— Start of DATA —
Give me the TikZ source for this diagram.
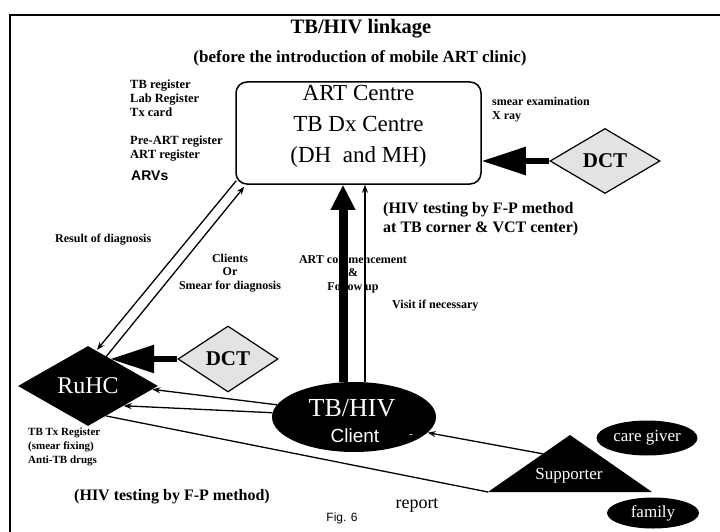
\documentclass[tikz,border=0pt]{standalone}
\usepackage{fontspec}
\setmainfont{Liberation Serif}
\newfontfamily\arialfont{Liberation Sans}
\usetikzlibrary{shapes.geometric,arrows.meta,calc}

\begin{document}
\begin{tikzpicture}[x=1pt,y=-1pt,
  small/.style={font=\bfseries\fontsize{12}{14}\selectfont, align=left, inner sep=0pt},
  smallc/.style={font=\bfseries\fontsize{12}{13.5}\selectfont, align=center, inner sep=0pt},
  note/.style={font=\bfseries\fontsize{16}{19}\selectfont, align=left, inner sep=0pt},
  darkshape/.style={fill=black, text=white, inner sep=0pt},
  dctbox/.style={diamond, draw=black, line width=1.2pt, fill=gray!22, shape aspect=1.6,
                 inner sep=0pt, font=\bfseries\fontsize{21}{21}\selectfont},
  fatarrow/.style={line width=6pt, -{Triangle[length=44pt,width=27pt]}},
  bigup/.style={line width=9pt, -{Triangle[length=25pt,width=23pt]}},
  thin/.style={line width=1.3pt, -{Stealth[length=8pt,width=6pt]}},
  plain/.style={line width=1.3pt}
]
\useasboundingbox (0,0) rectangle (720,532);
\fill[white] (0,0) rectangle (720,532);

% frame
\draw[line width=1.5pt] (10,532) -- (10,15) -- (720,15);

% headings
\node[font=\bfseries\fontsize{20.5}{20.5}\selectfont] (title) at (361,29) {TB/HIV linkage};
\node[font=\bfseries\fontsize{17}{17}\selectfont] (subtitle) at (360,58) {(before the introduction of mobile ART clinic)};

% centre
\node[draw, line width=1.5pt, rounded corners=11pt, minimum width=245pt, minimum height=102pt] (art) at (358.5,133) {};
\node[align=center, font=\fontsize{23}{31}\selectfont, inner sep=0pt] (artt) at (358.5,126)
      {ART Centre\\TB Dx Centre\\(DH\ \ and MH)};

% registers and notes
\node[small, font=\bfseries\fontsize{12.5}{14}\selectfont, anchor=west] (reg1) at (130,98) {TB register\\Lab Register\\Tx card};
\node[small, font=\bfseries\fontsize{12.5}{14}\selectfont, anchor=west] (reg2) at (130,149) {Pre-ART register\\ART register};
\node[font=\arialfont\bfseries\fontsize{14}{14}\selectfont, anchor=west, inner sep=0pt] (arvs) at (131,176) {ARVs};
\node[small, anchor=west] (smear) at (492,110) {smear examination\\X ray};
\node[small, anchor=west] (result) at (55,240) {Result of diagnosis};
\node[smallc] (clients) at (230,273) {Clients\\Or\\Smear for diagnosis};
\node[small, anchor=west] (visit) at (392,306) {Visit if necessary};
\node[note, anchor=west] (hivtop) at (383,219) {(HIV testing by F-P method\\at TB corner \& VCT center)};
\node[small, font=\bfseries\fontsize{11}{14}\selectfont, anchor=west] (txreg) at (28,447) {TB Tx Register\\(smear fixing)\\Anti-TB drugs};
\node[note] (hivbot) at (172,497) {(HIV testing by F-P method)};
\node[font=\arialfont\fontsize{12}{12}\selectfont] (fig) at (342,518) {Fig. 6};
\node[font=\fontsize{18}{18}\selectfont] (report) at (417,505) {report};

% DCT units
\node[dctbox, minimum width=110pt, minimum height=65pt] (dcta) at (605,161) {DCT};
\node[dctbox, minimum width=100pt, minimum height=66pt] (dctb) at (228,359) {DCT};

% RuHC
\node[darkshape, diamond, shape aspect=1.75, minimum width=140pt, minimum height=80pt,
      font=\fontsize{24}{24}\selectfont] (ruhc) at (88,386) {RuHC};

% client
\node[ellipse, fill=black, minimum width=164pt, minimum height=70pt, inner sep=0pt] (client) at (354,417) {};
\node[text=white, font=\fontsize{26}{26}\selectfont, inner sep=0pt] (clienta) at (352,408) {TB/HIV};
\node[text=white, font=\arialfont\fontsize{19}{19}\selectfont, inner sep=0pt] (clientb) at (355,436) {Client};
\node[text=white, font=\bfseries\fontsize{10}{10}\selectfont, inner sep=0pt] (mark) at (411,436) {-};

% supporter and helpers
\coordinate (supL) at (488,492);
\coordinate (supT) at (570,435);
\coordinate (supR) at (652,492);
\fill[black] (supL) -- (supT) -- (supR) -- cycle;
\node[text=white, font=\fontsize{17}{17}\selectfont, inner sep=0pt] (sup) at (569,476) {Supporter};
\node[darkshape, ellipse, minimum width=101pt, minimum height=35pt, font=\fontsize{17}{17}\selectfont] (care) at (647,438) {care giver};
\node[darkshape, ellipse, minimum width=92pt, minimum height=31pt, font=\fontsize{17}{17}\selectfont] (family) at (653,513) {family};

% thick arrows
\draw[fatarrow] (dcta.west) -- (dcta.west -| art.east);
\draw[fatarrow] (dctb.west) -- (ruhc.51 |- dctb.west);
\draw[bigup] ([xshift=-11pt]client.north) -- ([xshift=-11pt]client.north |- art.south);
\draw[thin] ([xshift=11pt]client.north) -- ([xshift=11pt]client.north |- art.south);

% double link RuHC <-> centre
\draw[thin] ($(art.south west)+(1,-4)$) -- ($(ruhc.north)+(9,4)$);
\draw[thin] ($(ruhc.north)+(18,11)$) -- ($(art.south west)+(9,2)$);

% client to RuHC
\draw[thin] (client.171) -- (ruhc.-3);
\draw[thin] (client.177) -- (ruhc.-29);
\draw[plain] (ruhc.-59) -- (supL);
\draw[thin] ($(supL)!0.67!(supT)$) -- (client.-12);

% labels crossed by the vertical arrows
\node[smallc] (artc) at (353,274) {ART commencement\\\&\\Follow up};
\draw[line width=9pt] ([xshift=-11pt]client.north |- artc.north) -- ([xshift=-11pt]client.north |- artc.south);
\draw[line width=1.3pt] ([xshift=11pt]client.north |- artc.north) -- ([xshift=11pt]client.north |- artc.south);
\end{tikzpicture}
\end{document}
— End of DATA —
### EXERCISE GOAL
Copy the whole listing above word for word but do not carry over the pictures.

### SOLUTION TO THIS PROBLEM
Give me the TikZ source for this diagram.
\documentclass[tikz,border=0pt]{standalone}
\usepackage{fontspec}
\setmainfont{Liberation Serif}
\newfontfamily\arialfont{Liberation Sans}
\usetikzlibrary{shapes.geometric,arrows.meta,calc}

\begin{document}
\begin{tikzpicture}[x=1pt,y=-1pt,
  small/.style={font=\bfseries\fontsize{12}{14}\selectfont, align=left, inner sep=0pt},
  smallc/.style={font=\bfseries\fontsize{12}{13.5}\selectfont, align=center, inner sep=0pt},
  note/.style={font=\bfseries\fontsize{16}{19}\selectfont, align=left, inner sep=0pt},
  darkshape/.style={fill=black, text=white, inner sep=0pt},
  dctbox/.style={diamond, draw=black, line width=1.2pt, fill=gray!22, shape aspect=1.6,
                 inner sep=0pt, font=\bfseries\fontsize{21}{21}\selectfont},
  fatarrow/.style={line width=6pt, -{Triangle[length=44pt,width=27pt]}},
  bigup/.style={line width=9pt, -{Triangle[length=25pt,width=23pt]}},
  thin/.style={line width=1.3pt, -{Stealth[length=8pt,width=6pt]}},
  plain/.style={line width=1.3pt}
]
\useasboundingbox (0,0) rectangle (720,532);
\fill[white] (0,0) rectangle (720,532);

% frame
\draw[line width=1.5pt] (10,532) -- (10,15) -- (720,15);

% headings
\node[font=\bfseries\fontsize{20.5}{20.5}\selectfont] (title) at (361,29) {TB/HIV linkage};
\node[font=\bfseries\fontsize{17}{17}\selectfont] (subtitle) at (360,58) {(before the introduction of mobile ART clinic)};

% centre
\node[draw, line width=1.5pt, rounded corners=11pt, minimum width=245pt, minimum height=102pt] (art) at (358.5,133) {};
\node[align=center, font=\fontsize{23}{31}\selectfont, inner sep=0pt] (artt) at (358.5,126)
      {ART Centre\\TB Dx Centre\\(DH\ \ and MH)};

% registers and notes
\node[small, font=\bfseries\fontsize{12.5}{14}\selectfont, anchor=west] (reg1) at (130,98) {TB register\\Lab Register\\Tx card};
\node[small, font=\bfseries\fontsize{12.5}{14}\selectfont, anchor=west] (reg2) at (130,149) {Pre-ART register\\ART register};
\node[font=\arialfont\bfseries\fontsize{14}{14}\selectfont, anchor=west, inner sep=0pt] (arvs) at (131,176) {ARVs};
\node[small, anchor=west] (smear) at (492,110) {smear examination\\X ray};
\node[small, anchor=west] (result) at (55,240) {Result of diagnosis};
\node[smallc] (clients) at (230,273) {Clients\\Or\\Smear for diagnosis};
\node[small, anchor=west] (visit) at (392,306) {Visit if necessary};
\node[note, anchor=west] (hivtop) at (383,219) {(HIV testing by F-P method\\at TB corner \& VCT center)};
\node[small, font=\bfseries\fontsize{11}{14}\selectfont, anchor=west] (txreg) at (28,447) {TB Tx Register\\(smear fixing)\\Anti-TB drugs};
\node[note] (hivbot) at (172,497) {(HIV testing by F-P method)};
\node[font=\arialfont\fontsize{12}{12}\selectfont] (fig) at (342,518) {Fig. 6};
\node[font=\fontsize{18}{18}\selectfont] (report) at (417,505) {report};

% DCT units
\node[dctbox, minimum width=110pt, minimum height=65pt] (dcta) at (605,161) {DCT};
\node[dctbox, minimum width=100pt, minimum height=66pt] (dctb) at (228,359) {DCT};

% RuHC
\node[darkshape, diamond, shape aspect=1.75, minimum width=140pt, minimum height=80pt,
      font=\fontsize{24}{24}\selectfont] (ruhc) at (88,386) {RuHC};

% client
\node[ellipse, fill=black, minimum width=164pt, minimum height=70pt, inner sep=0pt] (client) at (354,417) {};
\node[text=white, font=\fontsize{26}{26}\selectfont, inner sep=0pt] (clienta) at (352,408) {TB/HIV};
\node[text=white, font=\arialfont\fontsize{19}{19}\selectfont, inner sep=0pt] (clientb) at (355,436) {Client};
\node[text=white, font=\bfseries\fontsize{10}{10}\selectfont, inner sep=0pt] (mark) at (411,436) {-};

% supporter and helpers
\coordinate (supL) at (488,492);
\coordinate (supT) at (570,435);
\coordinate (supR) at (652,492);
\fill[black] (supL) -- (supT) -- (supR) -- cycle;
\node[text=white, font=\fontsize{17}{17}\selectfont, inner sep=0pt] (sup) at (569,476) {Supporter};
\node[darkshape, ellipse, minimum width=101pt, minimum height=35pt, font=\fontsize{17}{17}\selectfont] (care) at (647,438) {care giver};
\node[darkshape, ellipse, minimum width=92pt, minimum height=31pt, font=\fontsize{17}{17}\selectfont] (family) at (653,513) {family};

% thick arrows
\draw[fatarrow] (dcta.west) -- (dcta.west -| art.east);
\draw[fatarrow] (dctb.west) -- (ruhc.51 |- dctb.west);
\draw[bigup] ([xshift=-11pt]client.north) -- ([xshift=-11pt]client.north |- art.south);
\draw[thin] ([xshift=11pt]client.north) -- ([xshift=11pt]client.north |- art.south);

% double link RuHC <-> centre
\draw[thin] ($(art.south west)+(1,-4)$) -- ($(ruhc.north)+(9,4)$);
\draw[thin] ($(ruhc.north)+(18,11)$) -- ($(art.south west)+(9,2)$);

% client to RuHC
\draw[thin] (client.171) -- (ruhc.-3);
\draw[thin] (client.177) -- (ruhc.-29);
\draw[plain] (ruhc.-59) -- (supL);
\draw[thin] ($(supL)!0.67!(supT)$) -- (client.-12);

% labels crossed by the vertical arrows
\node[smallc] (artc) at (353,274) {ART commencement\\\&\\Follow up};
\draw[line width=9pt] ([xshift=-11pt]client.north |- artc.north) -- ([xshift=-11pt]client.north |- artc.south);
\draw[line width=1.3pt] ([xshift=11pt]client.north |- artc.north) -- ([xshift=11pt]client.north |- artc.south);
\end{tikzpicture}
\end{document}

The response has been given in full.